Debt - The Unacceptable Burden
- Basically debt screws you. Avoid it. Period. As much as humanly possible
- Pay off debts as fast as you possibly can.
- Even mortgages are not good debt. Houses are not an investment.
Collins vs. Vanguard
- A friend had a meeting with a Vanguard advisor. He suggests a different distribution (VBTLX and VTSAX make up 100% of collins, 30% of advisors)
- But in general it still follows 70% stocks, 30% bonds so that’s fine
- In general, this article is a thought exercise where he reiterates why he says the things that he says and questions the Vanguard analyst. It doesn’t seem worthwhile to transcribe this over here, you should take a look yourself.
Too hot. Too cold. Not pure enough.
- Too hot == when you have too much invested in stocks and you aren’t able to handle it. I.E about to live off your savings, you want to lower your investments in stocks to lower risk basically.
- This is really an article about how he is chastised for either being too aggressive or not aggressive enough.
- His short answer is, nothing ground-breaking destructive is going to happen, and its impossible to figure out which things will outperform the overall stock market
- Then there are the people who say it is not pure enough. Basically you are funding companies that are shady by these whole stock market indices. He made his peace with it by donating on the other end. In general if you want your money to earn money for you, worry about nothing else.
Why you should not be in the stock market
- We are way more loss averse than we are gain driven pretty much
- Thus we need to remember that there is no loss, the market will always go up. Convince yourself of this
- When the market crashes selling is not an option
Optimism
- Seriously, be optimistic. If anything economically breaks up wide open, you’re pretty much fucked anyway. No money survives regardless, so why worry about it?

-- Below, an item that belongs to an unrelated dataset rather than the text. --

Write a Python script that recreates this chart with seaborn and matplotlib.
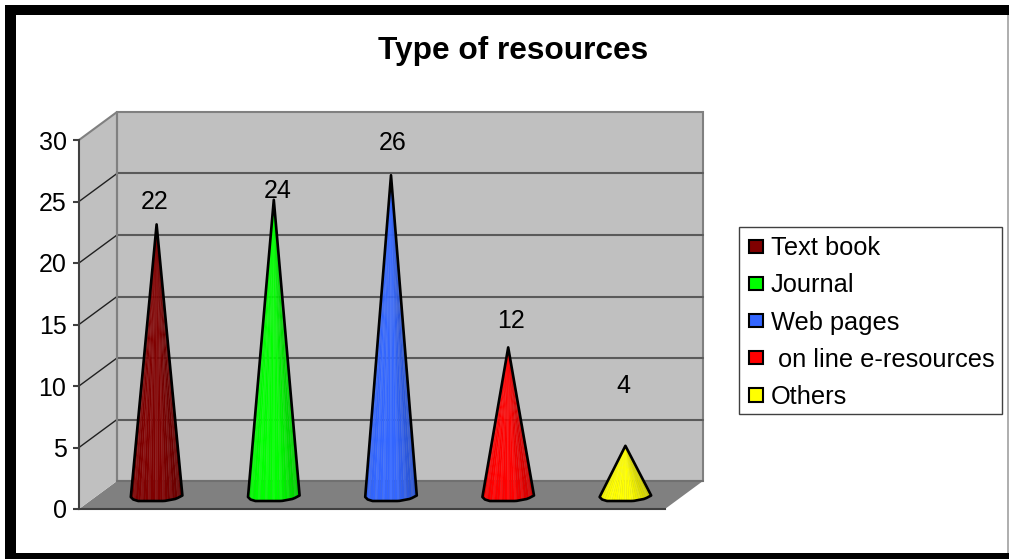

- Nothing lasts forever, so if the US goes south, invest in the total world stock market instead
- We really need to avoid this thinking:
How to unload your unwanted stocks and funds
- For Tax Advantaged Accounts
- IRAs
- Buy and sell without tax considerations
- 401(k), other employer sponsored plans -Once again investments can be moved here without tax considerations -Taxable accounts -You are taxed, relative to your income levels.